The Hispanic Scholarship Fund offers a number of scholarships every year. The ALPFA scholarship is for students of Hispanic heritage pursuing business and finance-related degrees in fields such as business administration, accounting, economics, information technology, finance, management or marketing. Applicants must be entering their sophomore, junior or senior year full time at a four-year college or university or be pursuing a master’s degree. Students must also be members of the Association of Latino Professionals for America and have a cumulative GPA of 3.0 or higher. Awards range from $2,000 to $10,000.
The Hispanic Leadership Council awards annual scholarships to students who live in the Region 14 Service Center area in Texas and are enrolled in four-year colleges, qualifying trade or business schools or junior colleges. Finalists will undergo an interview process before selections are made. The award is up to $1,000 per academic year.
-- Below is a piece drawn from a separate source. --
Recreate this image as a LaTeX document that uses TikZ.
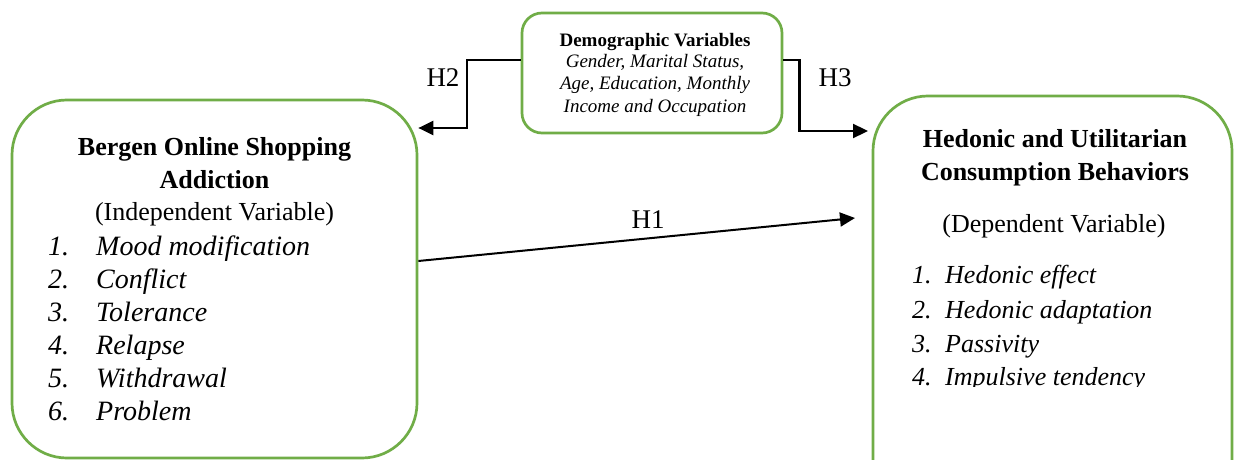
\documentclass[tikz,border=0pt]{standalone}
\usepackage{fontspec}
\setmainfont{Liberation Serif}
\usetikzlibrary{arrows.meta}
\definecolor{boxgreen}{RGB}{112,173,71}
\begin{document}
\begin{tikzpicture}[x=1pt,y=-1pt,
  box/.style={draw=boxgreen,line width=2.7pt,rectangle,inner sep=0pt},
  arr/.style={line width=2.3pt,-{Triangle[length=15pt,width=14pt]}},
  txt/.style={inner sep=0pt,anchor=base},
  lft/.style={inner sep=0pt,anchor=base west},
  ttl/.style={txt,font=\fontsize{26}{31}\selectfont\bfseries},
  sub/.style={txt,font=\fontsize{26}{31}\selectfont},
  litem/.style={lft,font=\fontsize{28}{33}\selectfont\itshape},
  ritem/.style={lft,font=\fontsize{26}{31}\selectfont\itshape},
  dtitle/.style={txt,font=\fontsize{19}{21}\selectfont\bfseries},
  ditem/.style={txt,font=\fontsize{19}{21}\selectfont\itshape},
  hlab/.style={txt,font=\fontsize{27}{31}\selectfont}
]
\useasboundingbox (0,0) rectangle (1235,460);
\fill[white] (0,0) rectangle (1235,460);

% boxes
\node[box,rounded corners=55pt,minimum width=405pt,minimum height=358pt] (left) at (214.5,279) {};
\node[box,rounded corners=55pt,minimum width=359pt,minimum height=424pt] (right) at (1052.5,308) {};
\node[box,rounded corners=20pt,minimum width=260pt,minimum height=120pt] (demo) at (652,73) {};

% demographic text
\node[dtitle] (d1) at (655,47) {Demographic Variables};
\node[ditem] (d2) at (655,68) {Gender, Marital Status,};
\node[ditem] (d3) at (655,90) {Age, Education, Monthly};
\node[ditem] (d4) at (655,112) {Income and Occupation};

% left box text
\node[ttl] (lt1) at (214.5,155) {Bergen Online Shopping};
\node[ttl] (lt2) at (214.5,188) {Addiction};
\node[sub] (lt3) at (214.5,220) {(Independent Variable)};
\node[litem] (ln1) at (48,255) {1.};
\node[litem] (li1) at (96,255) {Mood modification};
\node[litem] (ln2) at (48,288) {2.};
\node[litem] (li2) at (96,288) {Conflict};
\node[litem] (ln3) at (48,321) {3.};
\node[litem] (li3) at (96,321) {Tolerance};
\node[litem] (ln4) at (48,354) {4.};
\node[litem] (li4) at (96,354) {Relapse};
\node[litem] (ln5) at (48,387) {5.};
\node[litem] (li5) at (96,387) {Withdrawal};
\node[litem] (ln6) at (48,420) {6.};
\node[litem] (li6) at (96,420) {Problem};

% right box text
\node[ttl] (rt1) at (1055,147) {Hedonic and Utilitarian};
\node[ttl] (rt2) at (1055,180) {Consumption Behaviors};
\node[sub] (rt3) at (1054,232) {(Dependent Variable)};
\node[ritem] (rn1) at (912,283) {1.};
\node[ritem] (ri1) at (945,283) {Hedonic effect};
\node[ritem] (rn2) at (912,318) {2.};
\node[ritem] (ri2) at (945,318) {Hedonic adaptation};
\node[ritem] (rn3) at (912,352) {3.};
\node[ritem] (ri3) at (945,352) {Passivity};
\begin{scope}
\clip (880,300) rectangle (1220,386.5);
\node[ritem] (rn4) at (912,385) {4.};
\node[ritem] (ri4) at (945,385) {Impulsive tendency};
\end{scope}

% connectors
\coordinate (h1end) at (855,218);
\coordinate (h3end) at (868,131);
\draw[arr,line width=2pt] ([yshift=18pt]left.east) -- (h1end);
\draw[arr] ([yshift=13pt]demo.west) -- ++(-54,0) |- ([yshift=151pt]left.east);
\draw[arr] ([yshift=13pt]demo.east) -- ++(16,0) |- (h3end);

% labels
\node[hlab] (h1) at (648,228) {H1};
\node[hlab] (h2) at (443,87) {H2};
\node[hlab] (h3) at (835,87) {H3};
\end{tikzpicture}
\end{document}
This scholarship, which is administered by the Hispanic Chamber of Commerce of Wisconsin, is for a graduating high school senior student who will be enrolled in an accredited college or university in the state. To qualify, the applicant must be a U.S. citizen or a legal resident; demonstrate a history of academic achievement and involvement in school and/or community activities; and show financial need. To apply, students must include a personal essay, two letters of recommendation, a high school transcript and official SAT or ACT documentation. The award is $2,500 per year for up to four years.
These scholarships are for graduating high school seniors or currently enrolled college undergraduates who are Indiana residents and planning to attend or are enrolled in an accredited Indiana college or university. Students must have a minimum 2.7 GPA and demonstrate determination or self-motivation as well as financial need. Preference is given to students of Hispanic descent, but it’s also open to non-Hispanic Latinos.
This scholarship is for full-time female college or community college undergraduate students or graduate students of Chicana or Latina descent. Applicants must have lived for two years in one of the following Northern California counties and be students at a college or university located in one of them: Alameda, Contra Costa, Marin, Monterey, Napa, Sacramento, San Francisco, San Mateo, Santa Clara, Solano, Sonoma or Yolo. Recipients of this scholarship receive a $1,500 award, and must commit to attend the CLF Leadership Institute for two designated weekends and volunteer 10 hours for the foundation.
More ways to pay
Scholarships, which don’t need to be paid back, are an ideal way to pay for college. But it’s unlikely that you’ll be able to fund the entire cost of tuition through scholarships alone. To be eligible for federal grants, work-study and student loans, and some additional scholarships, complete the Free Application for Federal Student Aid, also known as the FAFSA.
Once you’ve maxed out all initial payment options, including federal loans, then consider private loans to cover additional costs. Private loans tend to carry higher interest rates than federal loans. They also have fewer protections and forgiveness options. Shop around and compare private student loans before choosing a lender.